Simon Burchwood’s son Sammie is definitely not your typical third grader.

SAMMIE & BUDGIE follows Simon Burchwood and his two children, Sammie and Jessie, through their daily lives in Austin, Texas. They are in many ways your typical family, except for that fact that Simon is pretty darn sure his son Sammie can see the future. Semegran’s novel opens with this bold reveal, immediately engaging the reader. When Simon picks him up from elementary school, Sammie tells him he thinks his school counselor is going to get seriously hurt. Shortly after, Sammie’s counselor is lying on the ground, unconscious. Simon is taken aback by Sammie’s ability to predict the future and stresses over whether or not he should tell anyone else about it.

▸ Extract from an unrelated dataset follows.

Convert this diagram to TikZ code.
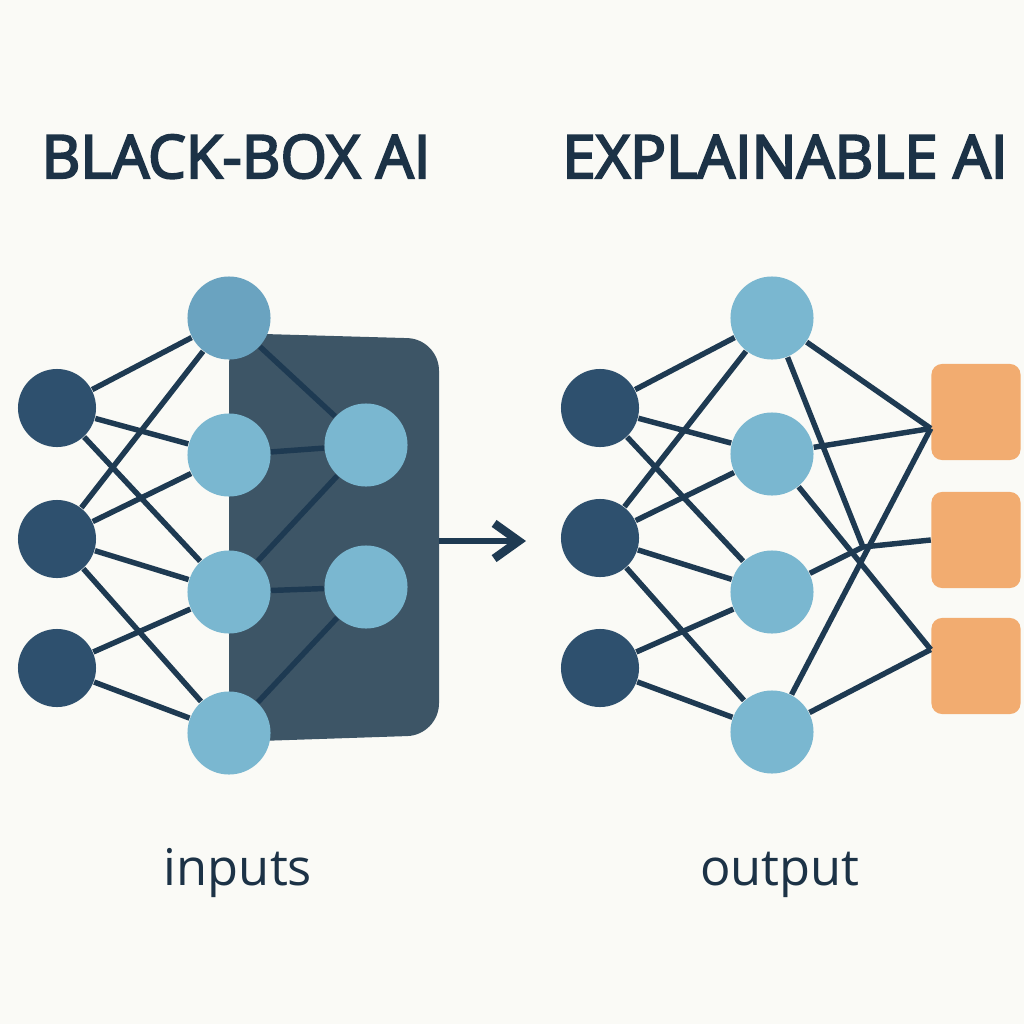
\documentclass[tikz,border=0pt]{standalone}
\usepackage{fontspec}
\setmainfont{Open Sans}
\newfontfamily\titlefont[FakeBold=3.5]{Open Sans}
\usetikzlibrary{arrows.meta}
\definecolor{bgcol}{HTML}{FAFAF6}
\definecolor{inblue}{HTML}{2E506E}
\definecolor{hidblue}{HTML}{7AB7D0}
\definecolor{topblue}{HTML}{6AA3C0}
\definecolor{boxgray}{HTML}{3D5566}
\definecolor{linkblue}{HTML}{1E3A52}
\definecolor{outorange}{HTML}{F2AC70}
\definecolor{textblue}{HTML}{1C3246}

\begin{document}
\begin{tikzpicture}[x=0.01cm, y=-0.01cm,
    innode/.style={circle, fill=inblue, minimum size=0.78cm, inner sep=0pt},
    hidnode/.style={circle, fill=hidblue, minimum size=0.83cm, inner sep=0pt},
    outbox/.style={rectangle, rounded corners=3pt, fill=outorange, minimum width=0.89cm, minimum height=0.96cm, inner sep=0pt},
    link/.style={draw=linkblue, line width=1.55pt},
    title/.style={font=\titlefont\fontsize{17}{20}\selectfont, text=textblue, anchor=base},
    caption/.style={font=\fontsize{14.4}{17}\selectfont, text=textblue, anchor=base}]

    % Canvas
    \useasboundingbox (0,0) rectangle (1024,1024);
    \fill[bgcol] (0,0) rectangle (1024,1024);

    % Titles
    \node[title] (ttlblack) at (236,178) {BLACK-BOX AI};
    \node[title] (ttlexpl) at (785,178) {EXPLAINABLE AI};

    % Black box
    \fill[boxgray, rounded corners=9pt] (229,333) -- (439,339) -- (439,735) -- (229,742) -- cycle;

    % Left network
    \node[innode] (bi1) at (57,408) {};
    \node[innode] (bi2) at (57,539) {};
    \node[innode] (bi3) at (57,668) {};
    \node[hidnode, fill=topblue] (bh1) at (229,318) {};
    \node[hidnode] (bh2) at (229,455) {};
    \node[hidnode] (bh3) at (229,592) {};
    \node[hidnode] (bh4) at (229,733) {};
    \node[hidnode] (bg1) at (366,445) {};
    \node[hidnode] (bg2) at (366,587) {};

    \draw[link] (bi1) -- (bh1) (bi1) -- (bh2) (bi1) -- (bh3);
    \draw[link] (bi2) -- (bh1) (bi2) -- (bh2) (bi2) -- (bh3) (bi2) -- (bh4);
    \draw[link] (bi3) -- (bh3) (bi3) -- (bh4);
    \draw[link] (bh1) -- (bg1) (bh2) -- (bg1) (bh3) -- (bg1);
    \draw[link] (bh3) -- (bg2) (bh4) -- (bg2);

    % Arrow between the two
    \coordinate (boxout) at (439,541);
    \coordinate (arrowtip) at (526,541);
    \draw[draw=linkblue, line width=1.9pt, -{Straight Barb[length=7pt, width=10pt, line width=2.4pt]}] (boxout) -- (arrowtip);

    % Right network
    \node[innode] (ei1) at (600,408) {};
    \node[innode] (ei2) at (600,538) {};
    \node[innode] (ei3) at (600,668) {};
    \node[hidnode] (eh1) at (772,318) {};
    \node[hidnode] (eh2) at (772,454) {};
    \node[hidnode] (eh3) at (772,592) {};
    \node[hidnode] (eh4) at (772,732) {};
    \node[outbox] (eo1) at (976,412) {};
    \node[outbox] (eo2) at (976,540) {};
    \node[outbox] (eo3) at (976,666) {};
    \coordinate (hub) at (863,547);

    \draw[link] (ei1) -- (eh1) (ei1) -- (eh2) (ei1) -- (eh3);
    \draw[link] (ei2) -- (eh1) (ei2) -- (eh2) (ei2) -- (eh3) (ei2) -- (eh4);
    \draw[link] (ei3) -- (eh3) (ei3) -- (eh4);
    \draw[link] (eh1) -- (eo1.200) (eh1) -- (hub);
    \draw[link] (eh2) -- (eo1.200) (eh2) -- (eo3.160);
    \draw[link] (eh3) -- (hub) (hub) -- (eo2.west);
    \draw[link] (eh4) -- (eo1.200) (eh4) -- (eo3.160);

    % Captions
    \node[caption] (lblin) at (238,885) {inputs};
    \node[caption] (lblout) at (780,885) {output};
\end{tikzpicture}
\end{document}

After a strong first chapter and an undeniable hook, however, the story trails off and loses its momentum. Though there are other instances of Sammie being able to tell the future, none of them hit like the initial reveal. This is most likely due to a lack of character objective and stakes for much of the novel. Though it is entertaining to be inside Simon Burchwood’s head, it doesn’t do much to advance the story or keep the reader engaged. Though authentic, he is not particularly likable. His two children, on the other hand, are fascinating. His daughter Jessie is strong, snappy, great at Taekwondo, and though she teases him from time to time, really loves her brother. Sammie is inquisitive and charming, and his obsession with budgerigars (or budgies) acts as a powerful narrative glue.

The concept was great, but the execution could use a little work. Certain passages felt awkwardly placed, as if the author was trying to hit a word count rather than tell the most absorbing story possible. Chapters often started with anecdotes that only indirectly related to the narrative. Shifting these anecdotes to another part of the chapter, or getting rid of some altogether, would have helped with the pacing issue. A little more than half way into SAMMIE & BUDGIE, Simon receives a phone call that shifts the story into literal motion, and the family goes on a road trip as a result. This shift is smart, and its movement breathes life back into the story.

Though Simon’s love for his children shines through as one of the novel’s biggest strengths, its illustrations are perhaps the the best part. Expressive, adorable, and adding a fun surprise, they are a welcome addition to the reading experience. You may need to take a breather in between chapters, but you’ll still enjoy your time with the Burchwood family.